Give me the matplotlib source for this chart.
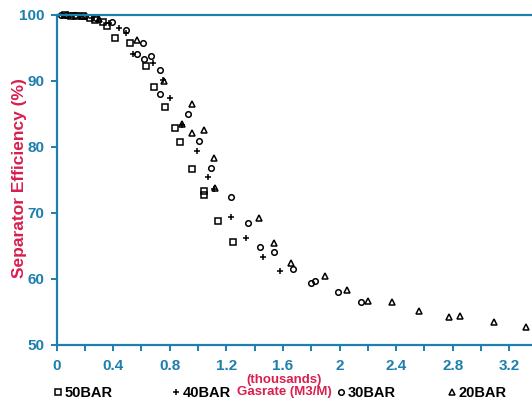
import matplotlib
matplotlib.use('Agg')
import matplotlib.pyplot as plt

# Gasrate (thousands M3/M) vs separator efficiency (%)
x_50 = [0.06, 0.10, 0.14, 0.19, 0.24, 0.27, 0.33, 0.36, 0.41, 0.52, 0.63, 0.69,
        0.77, 0.84, 0.87, 0.96, 1.04, 1.04, 1.14, 1.25]
y_50 = [100.0, 99.9, 99.9, 99.8, 99.5, 99.2, 98.9, 98.4, 96.5, 95.7, 92.3, 89.1,
        86.1, 82.9, 80.8, 76.7, 72.7, 73.3, 68.8, 65.6]

x_40 = [0.04, 0.10, 0.17, 0.25, 0.37, 0.44, 0.49, 0.54, 0.68, 0.75, 0.80, 0.89,
        0.99, 1.07, 1.11, 1.23, 1.34, 1.46, 1.58]
y_40 = [100.0, 100.0, 99.8, 99.5, 98.8, 98.0, 97.3, 94.1, 92.7, 90.2, 87.4, 83.3,
        79.4, 75.5, 73.6, 69.4, 66.2, 63.3, 61.2]

x_30 = [0.03, 0.07, 0.13, 0.20, 0.28, 0.39, 0.49, 0.57, 0.61, 0.67, 0.62, 0.73,
        0.73, 0.93, 1.01, 1.09, 1.23, 1.35, 1.44, 1.54, 1.67, 1.80, 1.83, 1.99, 2.15]
y_30 = [100.0, 100.0, 100.0, 99.8, 99.5, 98.9, 97.7, 94.1, 95.8, 93.8, 93.3, 91.7,
        88.0, 85.0, 80.9, 76.8, 72.4, 68.5, 64.8, 64.1, 61.5, 59.4, 59.7, 58.0, 56.5]

x_20 = [0.08, 0.18, 0.30, 0.57, 0.76, 0.96, 0.89, 0.96, 1.04, 1.11, 1.12, 1.43,
        1.54, 1.66, 1.90, 2.05, 2.20, 2.37, 2.56, 2.77, 2.85, 3.09, 3.32]
y_20 = [100.0, 99.8, 99.4, 96.2, 90.0, 86.5, 83.5, 82.1, 82.6, 78.3, 73.8, 69.2,
        65.4, 62.4, 60.5, 58.4, 56.7, 56.5, 55.1, 54.2, 54.4, 53.5, 52.7]

x_ticks = [0.0, 0.2, 0.4, 0.6, 0.8, 1.0, 1.2, 1.4, 1.6, 1.8, 2.0, 2.2, 2.4,
           2.6, 2.8, 3.0, 3.2]
x_tick_labels = ['0', '', '0.4', '', '0.8', '', '1.2', '', '1.6', '', '2', '',
                 '2.4', '', '2.8', '', '3.2']
y_ticks = [50, 60, 70, 80, 90, 100]

BLUE = '#1c7fae'
RED = '#d81f4f'
FONT = ['Liberation Sans Narrow', 'Liberation Sans', 'DejaVu Sans']

series = [
    ('50BAR', x_50, y_50, 's', 4.6),
    ('40BAR', x_40, y_40, '+', 5.0),
    ('30BAR', x_30, y_30, 'o', 4.0),
    ('20BAR', x_20, y_20, '^', 4.6),
]

fig = plt.figure(figsize=(5.32, 4.03), dpi=100)
ax = fig.add_axes([56.5 / 532, 58 / 403, 1 - 56.5 / 532, 330 / 403])

handles = []
for name, xs, ys, mk, ms in series:
    h, = ax.plot(xs, ys, linestyle='none', marker=mk, markersize=ms,
                 markerfacecolor='none', markeredgecolor='black',
                 markeredgewidth=1.1, color='black', label=name, clip_on=False)
    handles.append(h)

ax.set_xlim(0, 3.36)
ax.set_ylim(50, 100)
ax.set_xticks(x_ticks)
ax.set_xticklabels(x_tick_labels)
ax.set_yticks(y_ticks)

for side in ['left', 'bottom', 'top']:
    ax.spines[side].set_color(BLUE)
    ax.spines[side].set_linewidth(1.6)
ax.spines['right'].set_visible(False)

ax.tick_params(axis='both', colors=BLUE, width=1.4, length=4, direction='out')
ax.tick_params(axis='x', pad=6)
ax.tick_params(axis='y', pad=5)
for lab in ax.get_xticklabels() + ax.get_yticklabels():
    lab.set_fontfamily(FONT)
    lab.set_fontweight('bold')
    lab.set_fontsize(11)
    lab.set_color(BLUE)

fig.text(20 / 532, 1 - 178 / 403, 'Separator Efficiency (%)', rotation=90,
         ha='center', va='center', color=RED, fontsize=12.5, fontweight='bold',
         family=FONT)
fig.text(284 / 532, 1 - 386 / 403, '(thousands)\nGasrate (M3/M)', ha='center',
         va='center', color=RED, fontsize=9.5, fontweight='bold', family=FONT,
         linespacing=1.05)

# legend entries spread along the bottom
leg_x = [54, 172, 337, 448]
for h, lx in zip(handles, leg_x):
    fig.legend(handles=[h], loc='center left',
               bbox_to_anchor=(lx / 532, 1 - 393 / 403), frameon=False,
               handlelength=0.6, handletextpad=0.15, borderpad=0,
               borderaxespad=0,
               prop={'family': FONT, 'weight': 'bold', 'size': 10.5})

fig.savefig('out.png', dpi=100)
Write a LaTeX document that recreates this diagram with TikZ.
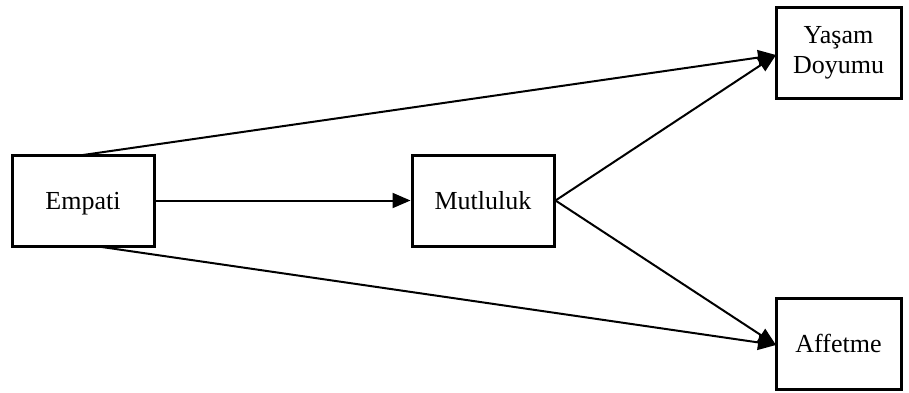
\documentclass[tikz,border=0pt]{standalone}
\usepackage{fontspec}
\setmainfont{Liberation Serif}
\usetikzlibrary{arrows.meta}
\begin{document}
\begin{tikzpicture}[x=1pt,y=-1pt,
  varbox/.style={draw=black,line width=3pt,fill=white,inner sep=0pt,
    font=\fontsize{26}{30}\selectfont,align=center},
  oneline/.style={text height=17pt,text depth=0pt},
  link/.style={line width=2pt,-{Triangle[length=18pt,width=15pt]}}]
  \useasboundingbox (0,0) rectangle (909,392);
  \node[varbox,oneline,minimum width=142pt,minimum height=91pt] (emp) at (83,200.5) {Empati};
  \node[varbox,oneline,minimum width=142pt,minimum height=91pt] (mut) at (483,200.5) {Mutluluk};
  \node[varbox,minimum width=125pt,minimum height=91pt] (yas) at (838.5,52.5) {Yaşam\\Doyumu};
  \node[varbox,oneline,minimum width=125pt,minimum height=91pt] (aff) at (838.5,344) {Affetme};
  \coordinate (empTop) at (83,155);
  \coordinate (empBot) at (95,246);
  \coordinate (yasIn) at (776,55);
  \coordinate (affIn) at (776,345);
  \draw[link] (emp.east) -- (mut.west);
  \draw[link] (empTop) -- (yasIn);
  \draw[link] (empBot) -- (affIn);
  \draw[link] (mut.east) -- (yasIn);
  \draw[link] (mut.east) -- (affIn);
\end{tikzpicture}
\end{document}
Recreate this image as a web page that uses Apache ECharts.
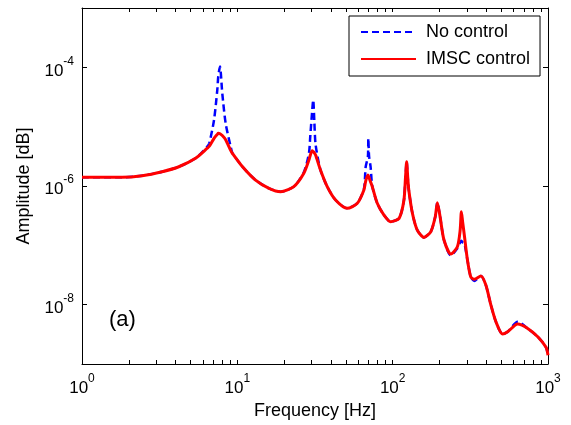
<!DOCTYPE html>
<html>
<head>
<meta charset="utf-8">
<script src="https://cdn.jsdelivr.net/npm/echarts@6/dist/echarts.min.js"></script>
<style>
  html, body { margin: 0; padding: 0; background: #fff; }
  #main { width: 571px; height: 425px; }
</style>
</head>
<body>
<div id="main"></div>
<script>
// frequency points [Hz]
const freqHz = [
  1, 1.81, 2.44, 3.28, 4.2, 5.38, 6.4, 6.6, 7.08, 7.43,
  7.54, 7.73, 8.0, 8.41, 9.06, 9.29, 10.8, 13.1, 16, 19,
  23.1, 26.8, 28.9, 29.5, 30.3, 30.8, 31.3, 31.9, 34.3, 37.9,
  42.9, 51, 59.2, 65.3, 67, 69.3, 69.7, 70.5, 72.1, 73.9,
  79.6, 87.9, 97, 110, 118, 121, 123, 125, 127, 134,
  144, 159, 176, 188, 194, 202, 214, 237, 261, 272,
  277, 282, 290, 303, 318, 335, 370, 398, 429, 462,
  510, 550, 638, 740, 859, 971, 1000
];

// amplitude without control
const noControl = [
  1.40e-6, 1.40e-6, 1.49e-6, 1.74e-6, 2.11e-6, 2.93e-6, 4.60e-6, 5.25e-6, 1.30e-5, 4.16e-5,
  7.08e-5, 1.03e-4, 3.66e-5, 1.14e-5, 4.60e-6, 3.63e-6, 2.11e-6, 1.26e-6, 9.14e-7, 8.02e-7,
  9.77e-7, 1.70e-6, 3.55e-6, 7.08e-6, 1.78e-5, 2.82e-5, 1.26e-5, 5.01e-6, 1.86e-6, 9.77e-7,
  5.81e-7, 4.21e-7, 5.11e-7, 8.91e-7, 2.09e-6, 3.16e-6, 6.37e-6, 3.16e-6, 2.11e-6, 1.00e-6,
  5.11e-7, 3.24e-7, 2.50e-7, 2.85e-7, 5.62e-7, 1.41e-6, 2.57e-6, 1.41e-6, 8.57e-7, 3.47e-7,
  1.81e-7, 1.36e-7, 1.70e-7, 3.03e-7, 5.24e-7, 3.03e-7, 1.23e-7, 6.76e-8, 8.91e-8, 1.12e-7,
  1.20e-7, 1.12e-7, 1.05e-7, 5.65e-8, 2.96e-8, 2.51e-8, 3.05e-8, 2.14e-8, 9.84e-9, 5.15e-9,
  3.19e-9, 3.49e-9, 5.13e-9, 3.98e-9, 2.88e-9, 1.91e-9, 1.41e-9
];

// amplitude with IMSC control
const imscControl = [
  1.40e-6, 1.40e-6, 1.49e-6, 1.74e-6, 2.11e-6, 2.93e-6, 4.33e-6, 4.68e-6, 6.37e-6, 7.41e-6,
  7.74e-6, 7.59e-6, 7.08e-6, 6.03e-6, 3.98e-6, 3.56e-6, 2.11e-6, 1.26e-6, 9.14e-7, 8.02e-7,
  9.77e-7, 1.64e-6, 2.74e-6, 3.31e-6, 3.94e-6, 3.80e-6, 3.63e-6, 3.33e-6, 1.86e-6, 9.77e-7,
  5.81e-7, 4.21e-7, 5.11e-7, 8.57e-7, 1.20e-6, 1.53e-6, 1.48e-6, 1.38e-6, 1.17e-6, 9.77e-7,
  5.11e-7, 3.24e-7, 2.50e-7, 2.85e-7, 5.62e-7, 1.41e-6, 2.57e-6, 1.41e-6, 8.57e-7, 3.47e-7,
  1.81e-7, 1.36e-7, 1.70e-7, 3.03e-7, 5.24e-7, 3.03e-7, 1.23e-7, 7.13e-8, 9.46e-8, 1.81e-7,
  3.69e-7, 2.51e-7, 1.41e-7, 5.65e-8, 2.96e-8, 2.67e-8, 3.05e-8, 2.14e-8, 9.84e-9, 5.15e-9,
  3.19e-9, 3.49e-9, 4.71e-9, 3.98e-9, 2.88e-9, 1.91e-9, 1.41e-9
];

// tick positions
const xTicks = [1, 2, 3, 4, 5, 6, 7, 8, 9, 10, 20, 30, 40, 50, 60, 70, 80, 90, 100,
  200, 300, 400, 500, 600, 700, 800, 900, 1000];
const xLabels = [1, 10, 100, 1000];
const yTicks = [1e-8, 1e-6, 1e-4];

const font = "'Liberation Sans', Arial, Helvetica, sans-serif";

// 10^n labels with a raised exponent
const powLabel = (v) => "{b|10}{e|" + Math.round(Math.log10(v)) + "}";
const powRich = {
  b: { fontSize: 17, lineHeight: 24, verticalAlign: "bottom", color: "#000", fontFamily: font },
  e: { fontSize: 12, lineHeight: 12, verticalAlign: "top", color: "#000", fontFamily: font },
};

const axisBase = {
  type: "log",
  logBase: 10,
  splitLine: { show: false },
  axisLine: { show: true, onZero: false, lineStyle: { color: "#000", width: 1 } },
};

var myChart = echarts.init(document.getElementById("main"));

var option = {
  animation: false,
  backgroundColor: "#fff",
  grid: { left: 82, right: 23, top: 8, bottom: 61 },
  xAxis: [
    {
      ...axisBase,
      position: "bottom",
      min: 1,
      max: 1000,
      axisTick: { inside: true, length: 4, customValues: xTicks, lineStyle: { color: "#000" } },
      axisLabel: {
        customValues: xLabels,
        formatter: powLabel,
        rich: powRich,
        margin: 9,
        alignMinLabel: "center",
        alignMaxLabel: "center",
      },
      name: "Frequency [Hz]",
      nameLocation: "middle",
      nameGap: 27,
      nameTextStyle: { fontSize: 18, color: "#000", fontFamily: font },
    },
    {
      ...axisBase,
      position: "top",
      min: 1,
      max: 1000,
      axisTick: { inside: true, length: 4, customValues: xTicks, lineStyle: { color: "#000" } },
      axisLabel: { show: false },
    },
  ],
  yAxis: [
    {
      ...axisBase,
      position: "left",
      min: 1e-9,
      max: 1e-3,
      axisTick: { inside: true, length: 5, customValues: yTicks, lineStyle: { color: "#000" } },
      axisLabel: { customValues: yTicks, formatter: powLabel, rich: powRich, margin: 8 },
      name: "Amplitude [dB]",
      nameLocation: "middle",
      nameGap: 46,
      nameTextStyle: { fontSize: 18, color: "#000", fontFamily: font },
    },
    {
      ...axisBase,
      position: "right",
      min: 1e-9,
      max: 1e-3,
      axisTick: { inside: true, length: 5, customValues: yTicks, lineStyle: { color: "#000" } },
      axisLabel: { show: false },
    },
  ],
  legend: {
    data: ["No control", "IMSC control"],
    orient: "vertical",
    left: 349,
    top: 16,
    itemWidth: 55,
    itemHeight: 14,
    itemGap: 9,
    padding: [7, 10, 8, 11],
    backgroundColor: "#fff",
    borderColor: "#000",
    borderWidth: 1,
    borderRadius: 0,
    itemStyle: { opacity: 0 },
    textStyle: { fontSize: 18, color: "#000", fontFamily: font, padding: [0, 0, 0, 5] },
  },
  graphic: [
    {
      type: "text",
      left: 109,
      top: 309,
      style: { text: "(a)", fontSize: 22, fill: "#000", fontFamily: font },
    },
  ],
  series: [
    {
      name: "No control",
      type: "line",
      symbol: "none",
      smooth: 0.25,
      data: freqHz.map((f, i) => [f, noControl[i]]),
      lineStyle: { color: "#0000ff", width: 2.5, type: [7, 4] },
      itemStyle: { color: "#0000ff" },
    },
    {
      name: "IMSC control",
      type: "line",
      symbol: "none",
      smooth: 0.25,
      data: freqHz.map((f, i) => [f, imscControl[i]]),
      lineStyle: { color: "#ff0000", width: 3 },
      itemStyle: { color: "#ff0000" },
    },
  ],
};

myChart.setOption(option);
</script>
</body>
</html>
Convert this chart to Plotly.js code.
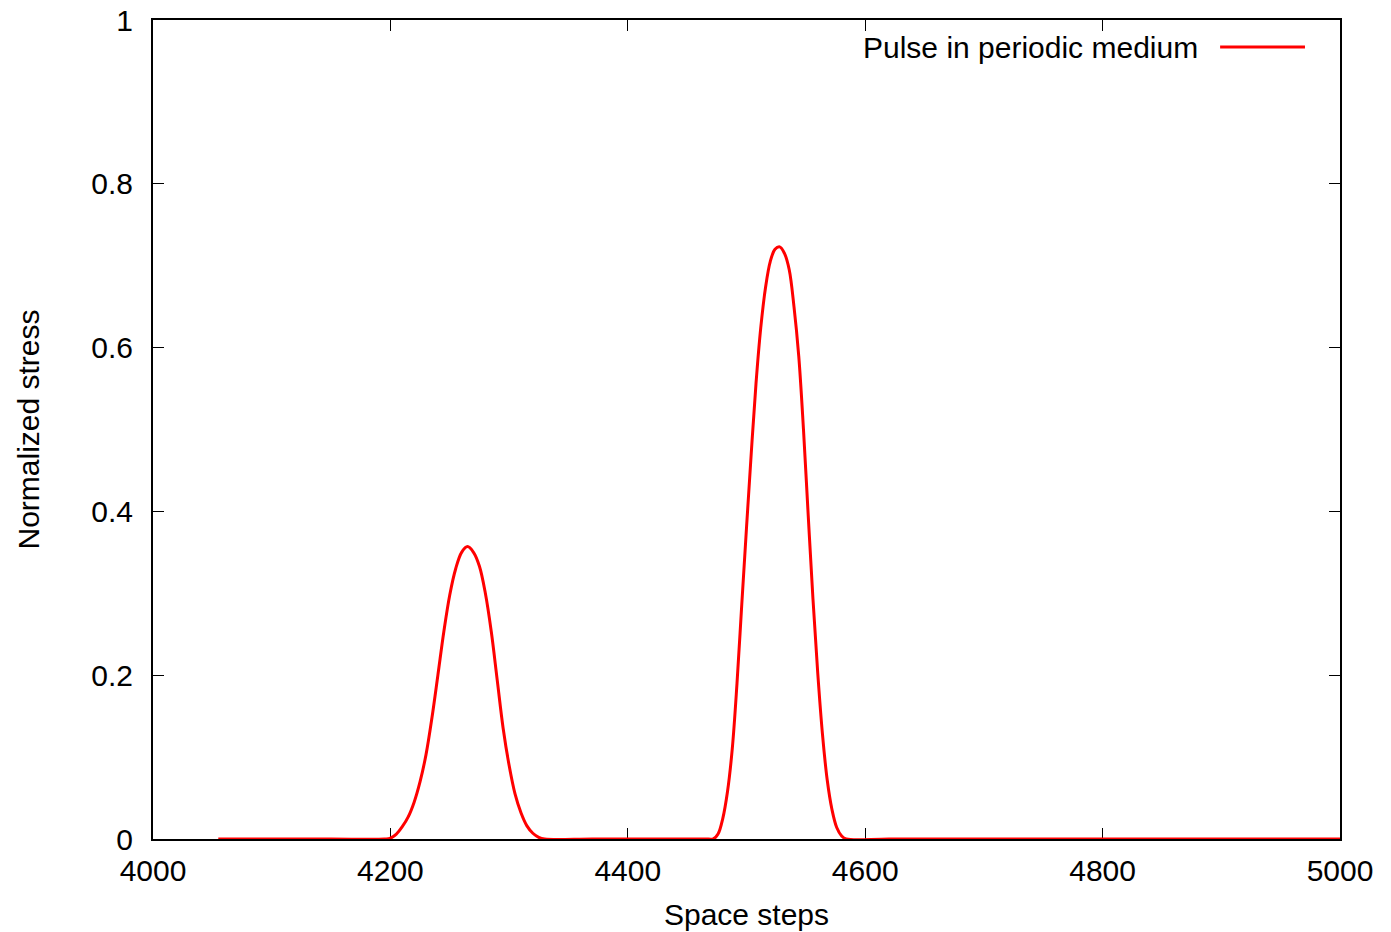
<!DOCTYPE html>
<html>
<head>
<meta charset="utf-8">
<script src="https://cdn.plot.ly/plotly-3.0.1.min.js"></script>
<style>html,body{margin:0;padding:0;background:#fff;}#chart{width:1391px;height:932px;}</style>
</head>
<body>
<div id="chart"></div>
<script>
// Space steps (x) and normalized stress (y)
const spaceSteps = [
  4055, 4100, 4150, 4195,
  4200, 4205, 4210, 4215, 4220, 4225, 4230, 4235, 4240, 4245, 4250, 4255, 4260, 4265,
  4270, 4275, 4280, 4285, 4290, 4295, 4300, 4305, 4310, 4315, 4320, 4325, 4330,
  4370, 4420, 4468,
  4472, 4476, 4480, 4484, 4488, 4492, 4496, 4500, 4504, 4508, 4512, 4516, 4520, 4524, 4528,
  4532, 4536, 4540, 4544, 4548, 4552, 4556, 4560, 4564, 4568, 4572, 4576, 4580, 4584,
  4620, 4700, 4800, 4900, 5000
];
const normalizedStress = [
  0, 0, 0, 0,
  0.001, 0.006, 0.015, 0.027, 0.045, 0.070, 0.103, 0.148, 0.200, 0.253, 0.298, 0.330, 0.350, 0.357,
  0.350, 0.333, 0.300, 0.253, 0.194, 0.135, 0.090, 0.055, 0.032, 0.016, 0.007, 0.002, 0,
  0, 0, 0,
  0, 0.006, 0.025, 0.058, 0.110, 0.190, 0.286, 0.380, 0.471, 0.556, 0.624, 0.673, 0.705, 0.720, 0.723,
  0.715, 0.695, 0.650, 0.590, 0.500, 0.395, 0.293, 0.203, 0.128, 0.072, 0.036, 0.014, 0.004, 0,
  0, 0, 0, 0, 0
];
const xTicks = [4000, 4200, 4400, 4600, 4800, 5000];
const yTicks = [0, 0.2, 0.4, 0.6, 0.8, 1];
const yTickLabels = ["0", "0.2", "0.4", "0.6", "0.8", "1"];
const seriesName = "Pulse in periodic medium";

const font = {family: "Liberation Sans, Arial, sans-serif", size: 30, color: "#000"};

const trace = {
  x: spaceSteps,
  y: normalizedStress,
  type: "scatter",
  mode: "lines",
  name: seriesName,
  line: {color: "#ff0000", width: 3, shape: "spline", smoothing: 1},
  showlegend: false
};

const layout = {
  width: 1391, height: 932,
  margin: {l: 153, r: 51, t: 20, b: 93},
  paper_bgcolor: "#fff", plot_bgcolor: "#fff",
  font: font,
  showlegend: false,
  xaxis: {
    range: [4000, 5000], tickvals: xTicks, ticktext: xTicks.map(String),
    ticks: "inside", ticklen: 11, tickwidth: 1.2, tickcolor: "#000",
    showline: true, linecolor: "#000", linewidth: 2, mirror: "ticks",
    showgrid: false, zeroline: false, layer: "below traces",
    tickfont: font, ticklabelstandoff: 4,
    title: {text: "Space steps", font: font, standoff: 18}
  },
  yaxis: {
    range: [0, 1], tickvals: yTicks, ticktext: yTickLabels,
    ticks: "inside", ticklen: 11, tickwidth: 1.2, tickcolor: "#000",
    showline: true, linecolor: "#000", linewidth: 2, mirror: "ticks",
    showgrid: false, zeroline: false, layer: "below traces",
    tickfont: font, ticklabelstandoff: 12,
    title: {text: "Normalized stress", font: font, standoff: 43}
  },
  annotations: [{
    xref: "paper", yref: "paper", x: 0.882, y: 0.967,
    xanchor: "right", yanchor: "middle", showarrow: false,
    text: seriesName, font: font
  }],
  shapes: [{
    type: "line", xref: "paper", yref: "paper",
    x0: 0.899, x1: 0.9705, y0: 0.967, y1: 0.967,
    line: {color: "#ff0000", width: 3}
  }]
};

Plotly.newPlot("chart", [trace], layout, {displayModeBar: false, staticPlot: true});
</script>
</body>
</html>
++++++++++++++++++++
• **Given instruction**
Transcribe the opening line of the listing above, please, and every line after it through the line with "54.4, 53.5, 52.7]", word for word, without pictures.

• **Reply to the task**
Give me the matplotlib source for this chart.
import matplotlib
matplotlib.use('Agg')
import matplotlib.pyplot as plt

# Gasrate (thousands M3/M) vs separator efficiency (%)
x_50 = [0.06, 0.10, 0.14, 0.19, 0.24, 0.27, 0.33, 0.36, 0.41, 0.52, 0.63, 0.69,
        0.77, 0.84, 0.87, 0.96, 1.04, 1.04, 1.14, 1.25]
y_50 = [100.0, 99.9, 99.9, 99.8, 99.5, 99.2, 98.9, 98.4, 96.5, 95.7, 92.3, 89.1,
        86.1, 82.9, 80.8, 76.7, 72.7, 73.3, 68.8, 65.6]

x_40 = [0.04, 0.10, 0.17, 0.25, 0.37, 0.44, 0.49, 0.54, 0.68, 0.75, 0.80, 0.89,
        0.99, 1.07, 1.11, 1.23, 1.34, 1.46, 1.58]
y_40 = [100.0, 100.0, 99.8, 99.5, 98.8, 98.0, 97.3, 94.1, 92.7, 90.2, 87.4, 83.3,
        79.4, 75.5, 73.6, 69.4, 66.2, 63.3, 61.2]

x_30 = [0.03, 0.07, 0.13, 0.20, 0.28, 0.39, 0.49, 0.57, 0.61, 0.67, 0.62, 0.73,
        0.73, 0.93, 1.01, 1.09, 1.23, 1.35, 1.44, 1.54, 1.67, 1.80, 1.83, 1.99, 2.15]
y_30 = [100.0, 100.0, 100.0, 99.8, 99.5, 98.9, 97.7, 94.1, 95.8, 93.8, 93.3, 91.7,
        88.0, 85.0, 80.9, 76.8, 72.4, 68.5, 64.8, 64.1, 61.5, 59.4, 59.7, 58.0, 56.5]

x_20 = [0.08, 0.18, 0.30, 0.57, 0.76, 0.96, 0.89, 0.96, 1.04, 1.11, 1.12, 1.43,
        1.54, 1.66, 1.90, 2.05, 2.20, 2.37, 2.56, 2.77, 2.85, 3.09, 3.32]
y_20 = [100.0, 99.8, 99.4, 96.2, 90.0, 86.5, 83.5, 82.1, 82.6, 78.3, 73.8, 69.2,
        65.4, 62.4, 60.5, 58.4, 56.7, 56.5, 55.1, 54.2, 54.4, 53.5, 52.7]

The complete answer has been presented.